0

This is a following up question regarding Lazy (ungreedy) matching multiple groups using regex. I try to use the method but not very successful.

I grab a string from gitlab API and try to extract all the repos. The name of repo follows the format of "https://gitlab.example.com/foo/xxx.git".

So far, if I try this, it works OK.

gitlab_str.scan(/\"https\:\/\/gitlab\.example\.com\/foo\//)

But to add name wildcard is tricky, I use the method from the previous question:

gitlab_str.scan(/\"https\:\/\/gitlab\.example\.com\/foo\/(.*?)\.git\"/)

It says to use (.*?) for lazy matching, but it doesn't seem to work.

Thanks a lot for the help.

user180574
  • 5,681
  • 13
  • 53
  • 94

1 Answers1

1

If we have the following string:

gitlab_str = "\"https://gitlab.example.com/foo/xxx.git\""

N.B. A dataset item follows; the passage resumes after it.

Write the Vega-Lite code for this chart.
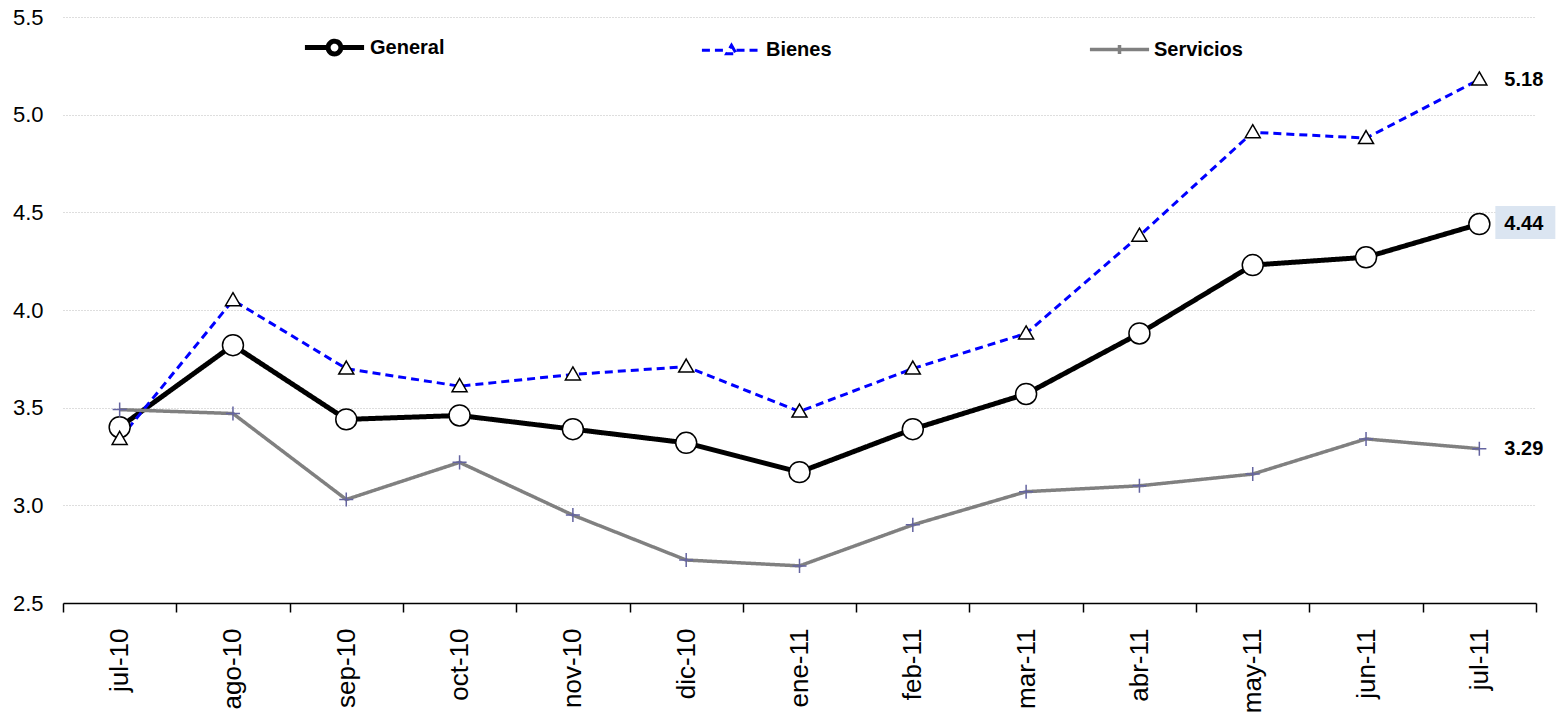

The following RegEx will return [["xxx"]], which is expected:

gitlab_str.scan(/\"https\:\/\/gitlab\.example\.com\/foo\/(.*?)\.git\"/)

Because you had the (.*?). Note the parenthesis, so only what's inside the parenthesis will be returned. If you want to return the whole string matched, you can just remove the parenthesis:

gitlab_str.scan(/\"https\:\/\/gitlab\.example\.com\/foo\/.*?\.git\"/)

This will return:

["\"https://gitlab.example.com/foo/xxx.git\""]

It also works for multiple occurrences:

> gitlab_str = "\"https://gitlab.example.com/foo/xxx.git\" and \"https://gitlab.example.com/foo/yyy.git\""
> gitlab_str.scan(/\"https\:\/\/gitlab\.example\.com\/foo\/.*?\.git\"/)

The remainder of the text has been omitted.